Having one view of the workforce made it easier to understand where people are, how teams are structured and the diversity that shapes NEC. She sees this visibility as essential to humanizing the organization because it helps leaders look beyond the data to bring alive business requirements and match those to individual aspirations.

Uniting Through Culture and Connection

Amilton Aires, global head of HR CoE – HR digital and HR culture enablement, who partnered closely with Knight on the initiative, recalls how she helped elevate a technical rollout into a unifying vision. “Her cultural awareness is very high,” he says, noting her ability to bring alignment across diverse regions with both consistency and flexibility.
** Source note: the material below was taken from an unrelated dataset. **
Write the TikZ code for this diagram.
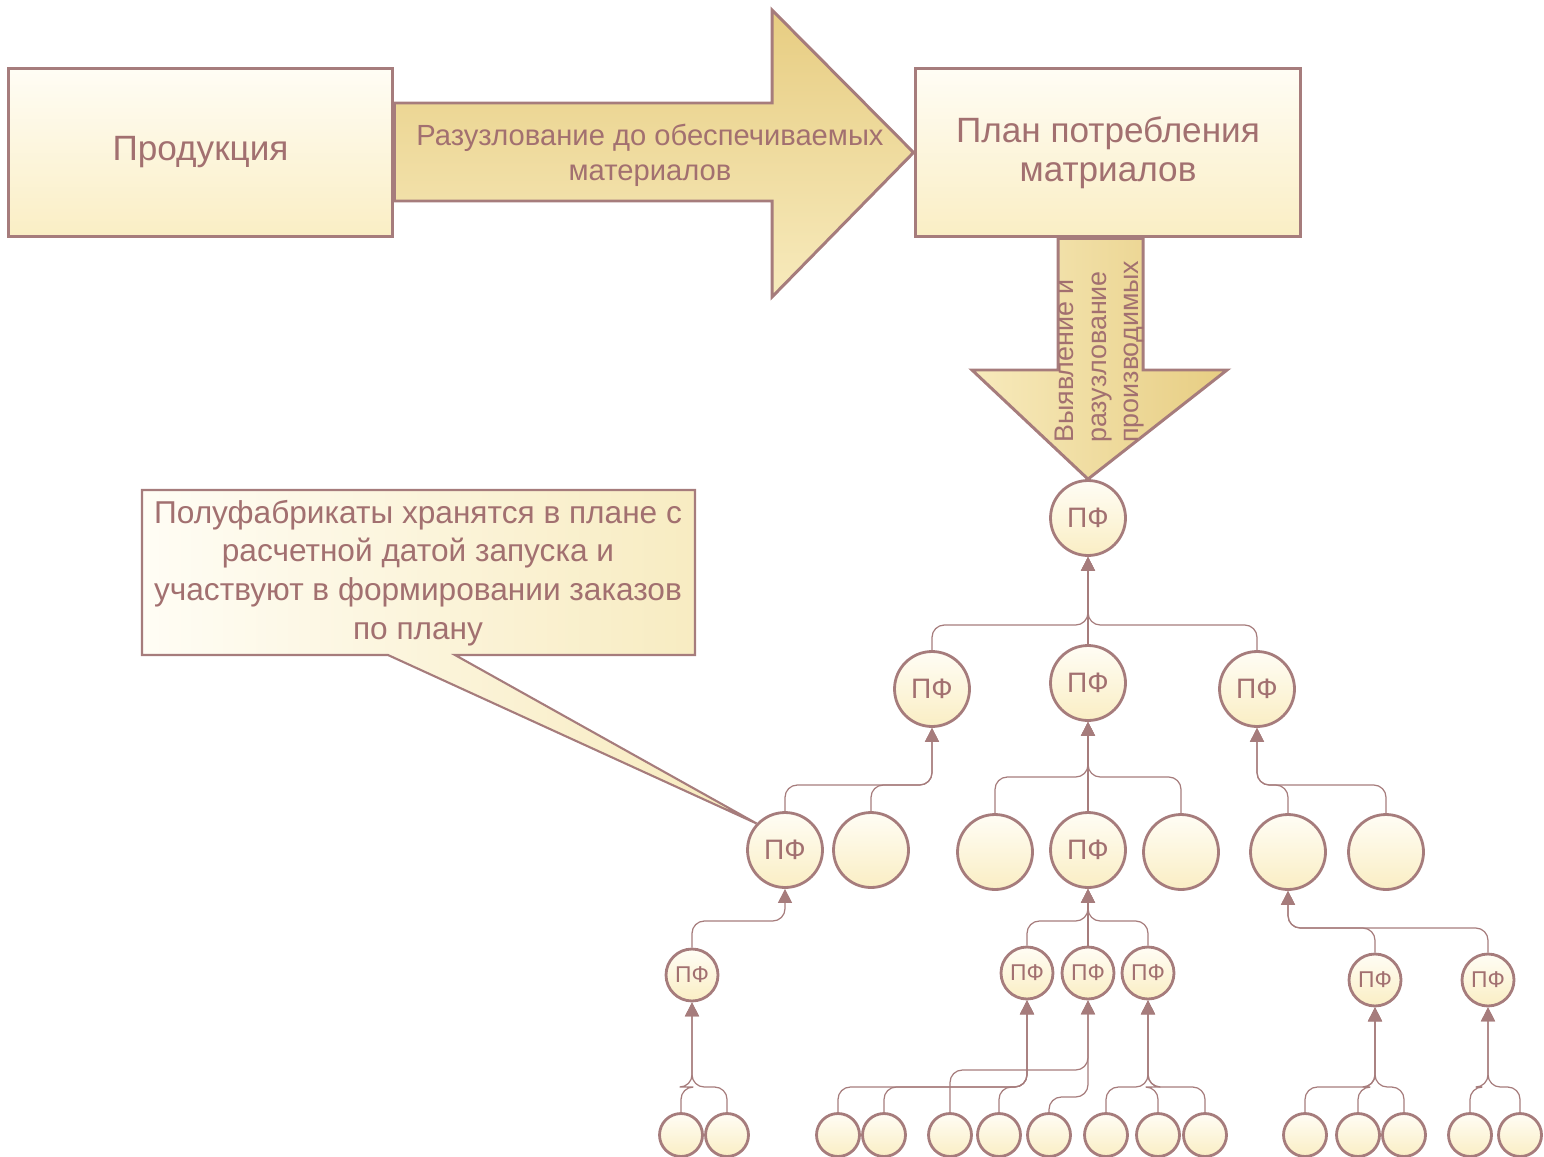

He believes the next phase of Global Ways of Working will require technology that helps teams adapt quickly in today's fast-moving environment and sees Knight's leadership as essential in shaping that evolution. "Curiosity creates psychological safety," he adds. "And Gurleen uses it to bring people in. NEC is a 126-year-old company where we can still build new things. We have an opportunity to invent, to try, and to learn by doing."

Transforming Together

Knight believes large-scale change is also personal. "When you are part of transformation," she reflects, "you give up a part of yourself. And in that process, you transform too."

Her next focus is on translating the company's vision into a lived experience for every employee, wherever they sit, so they feel connected to our purpose of creating social value through people-centered technology.

"Leading change across an organization of more than 100,000 employees is a complex challenge. "We're a big ship," she says with a laugh, "but we are navigating with intent and purpose. And we are proving that transformation can be strategic and people-centered." She wants each person to be connected to NEC's purpose, creating social value through technology while remaining deeply human in impact.